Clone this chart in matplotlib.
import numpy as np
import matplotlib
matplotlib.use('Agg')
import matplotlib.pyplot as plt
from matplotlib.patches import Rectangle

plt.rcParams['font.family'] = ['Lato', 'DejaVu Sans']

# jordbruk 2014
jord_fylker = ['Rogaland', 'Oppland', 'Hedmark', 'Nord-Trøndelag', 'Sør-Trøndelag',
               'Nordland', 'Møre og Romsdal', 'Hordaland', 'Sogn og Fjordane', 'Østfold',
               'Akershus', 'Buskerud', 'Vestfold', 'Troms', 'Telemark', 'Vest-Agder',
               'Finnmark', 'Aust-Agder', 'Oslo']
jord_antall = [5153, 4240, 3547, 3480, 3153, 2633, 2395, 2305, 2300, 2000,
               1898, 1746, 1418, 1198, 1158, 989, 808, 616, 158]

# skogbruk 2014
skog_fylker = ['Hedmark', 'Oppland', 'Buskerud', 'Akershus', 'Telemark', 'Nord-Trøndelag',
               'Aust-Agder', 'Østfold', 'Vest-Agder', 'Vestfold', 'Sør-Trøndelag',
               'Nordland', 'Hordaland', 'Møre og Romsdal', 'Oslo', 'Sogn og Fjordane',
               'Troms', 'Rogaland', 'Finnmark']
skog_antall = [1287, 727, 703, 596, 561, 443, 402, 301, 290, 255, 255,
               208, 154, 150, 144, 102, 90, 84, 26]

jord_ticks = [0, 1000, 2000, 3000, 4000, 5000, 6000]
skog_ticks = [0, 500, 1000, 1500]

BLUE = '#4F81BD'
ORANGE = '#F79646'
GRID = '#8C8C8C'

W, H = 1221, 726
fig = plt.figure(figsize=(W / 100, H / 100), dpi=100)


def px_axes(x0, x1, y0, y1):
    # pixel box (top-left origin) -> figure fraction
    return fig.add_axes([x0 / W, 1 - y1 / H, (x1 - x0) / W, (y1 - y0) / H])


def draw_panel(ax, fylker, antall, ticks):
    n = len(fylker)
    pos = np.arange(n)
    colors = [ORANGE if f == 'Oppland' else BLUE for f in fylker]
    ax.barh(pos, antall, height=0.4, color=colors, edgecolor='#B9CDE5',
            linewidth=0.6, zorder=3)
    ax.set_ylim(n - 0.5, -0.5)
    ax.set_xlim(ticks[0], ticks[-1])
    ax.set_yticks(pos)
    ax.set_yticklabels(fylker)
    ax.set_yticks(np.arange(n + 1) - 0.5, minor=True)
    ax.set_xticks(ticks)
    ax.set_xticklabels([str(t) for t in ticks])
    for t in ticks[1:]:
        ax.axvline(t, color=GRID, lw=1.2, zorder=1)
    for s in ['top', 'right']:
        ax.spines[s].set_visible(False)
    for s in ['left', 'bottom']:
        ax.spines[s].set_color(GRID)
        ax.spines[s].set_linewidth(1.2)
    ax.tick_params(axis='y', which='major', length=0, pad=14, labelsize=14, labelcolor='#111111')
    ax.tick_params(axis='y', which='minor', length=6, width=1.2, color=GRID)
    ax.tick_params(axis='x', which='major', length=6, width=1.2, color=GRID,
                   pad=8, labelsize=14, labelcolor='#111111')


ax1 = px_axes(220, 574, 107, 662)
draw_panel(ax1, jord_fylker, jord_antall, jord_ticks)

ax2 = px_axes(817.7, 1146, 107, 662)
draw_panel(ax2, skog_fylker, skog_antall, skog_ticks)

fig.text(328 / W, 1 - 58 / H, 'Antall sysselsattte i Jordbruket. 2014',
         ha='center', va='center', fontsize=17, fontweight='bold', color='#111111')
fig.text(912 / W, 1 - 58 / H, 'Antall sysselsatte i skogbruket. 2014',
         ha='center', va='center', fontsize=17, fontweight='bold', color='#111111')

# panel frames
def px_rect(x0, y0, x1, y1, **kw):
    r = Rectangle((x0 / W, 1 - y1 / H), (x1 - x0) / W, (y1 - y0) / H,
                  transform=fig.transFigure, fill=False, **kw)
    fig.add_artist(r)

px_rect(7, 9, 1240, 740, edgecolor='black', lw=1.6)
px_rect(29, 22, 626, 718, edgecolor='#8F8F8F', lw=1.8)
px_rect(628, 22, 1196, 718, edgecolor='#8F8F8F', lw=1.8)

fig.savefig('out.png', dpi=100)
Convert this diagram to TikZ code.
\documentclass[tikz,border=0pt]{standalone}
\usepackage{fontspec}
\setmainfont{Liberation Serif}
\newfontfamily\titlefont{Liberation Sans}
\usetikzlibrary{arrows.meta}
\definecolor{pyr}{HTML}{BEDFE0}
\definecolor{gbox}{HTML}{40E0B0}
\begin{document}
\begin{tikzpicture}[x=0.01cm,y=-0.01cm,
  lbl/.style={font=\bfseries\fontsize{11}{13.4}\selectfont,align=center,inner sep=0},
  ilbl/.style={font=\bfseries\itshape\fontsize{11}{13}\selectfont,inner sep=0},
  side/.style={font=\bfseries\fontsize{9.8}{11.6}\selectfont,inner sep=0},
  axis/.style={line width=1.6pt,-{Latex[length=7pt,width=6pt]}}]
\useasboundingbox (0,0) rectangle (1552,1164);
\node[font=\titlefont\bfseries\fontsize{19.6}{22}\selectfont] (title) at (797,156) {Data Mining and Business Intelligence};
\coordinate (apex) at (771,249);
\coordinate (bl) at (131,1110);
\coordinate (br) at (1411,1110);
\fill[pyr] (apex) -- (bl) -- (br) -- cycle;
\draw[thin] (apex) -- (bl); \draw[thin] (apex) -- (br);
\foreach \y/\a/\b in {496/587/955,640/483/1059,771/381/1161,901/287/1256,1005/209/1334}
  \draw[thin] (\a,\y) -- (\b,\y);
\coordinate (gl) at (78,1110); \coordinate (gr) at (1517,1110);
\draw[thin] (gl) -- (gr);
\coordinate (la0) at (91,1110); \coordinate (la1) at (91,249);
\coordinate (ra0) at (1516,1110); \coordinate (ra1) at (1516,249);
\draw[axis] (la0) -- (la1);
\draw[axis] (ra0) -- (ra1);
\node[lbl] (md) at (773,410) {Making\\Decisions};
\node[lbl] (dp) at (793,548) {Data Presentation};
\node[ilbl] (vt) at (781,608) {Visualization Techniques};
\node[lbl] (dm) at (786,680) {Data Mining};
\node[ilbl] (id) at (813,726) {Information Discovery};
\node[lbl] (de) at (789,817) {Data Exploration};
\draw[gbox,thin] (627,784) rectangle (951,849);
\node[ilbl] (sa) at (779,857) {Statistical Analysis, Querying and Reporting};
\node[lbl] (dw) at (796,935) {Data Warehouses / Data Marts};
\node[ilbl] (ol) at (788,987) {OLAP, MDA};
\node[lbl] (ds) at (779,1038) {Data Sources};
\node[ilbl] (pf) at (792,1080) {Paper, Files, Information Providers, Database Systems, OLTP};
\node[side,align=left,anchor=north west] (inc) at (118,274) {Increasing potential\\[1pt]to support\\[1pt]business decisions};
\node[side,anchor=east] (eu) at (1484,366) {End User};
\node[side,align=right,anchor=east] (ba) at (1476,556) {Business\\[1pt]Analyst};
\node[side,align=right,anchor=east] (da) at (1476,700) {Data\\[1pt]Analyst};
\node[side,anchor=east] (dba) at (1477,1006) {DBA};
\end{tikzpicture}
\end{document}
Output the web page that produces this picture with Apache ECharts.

.....

Problem description: Return the lines above precisely as they appear, beginning at the first line and ending at the line with "1898, 1746, 1418, 1198, 1158, 989, 808, 616, 158]", and nothing after it.

Output:
Clone this chart in matplotlib.
import numpy as np
import matplotlib
matplotlib.use('Agg')
import matplotlib.pyplot as plt
from matplotlib.patches import Rectangle

plt.rcParams['font.family'] = ['Lato', 'DejaVu Sans']

# jordbruk 2014
jord_fylker = ['Rogaland', 'Oppland', 'Hedmark', 'Nord-Trøndelag', 'Sør-Trøndelag',
               'Nordland', 'Møre og Romsdal', 'Hordaland', 'Sogn og Fjordane', 'Østfold',
               'Akershus', 'Buskerud', 'Vestfold', 'Troms', 'Telemark', 'Vest-Agder',
               'Finnmark', 'Aust-Agder', 'Oslo']
jord_antall = [5153, 4240, 3547, 3480, 3153, 2633, 2395, 2305, 2300, 2000,
               1898, 1746, 1418, 1198, 1158, 989, 808, 616, 158]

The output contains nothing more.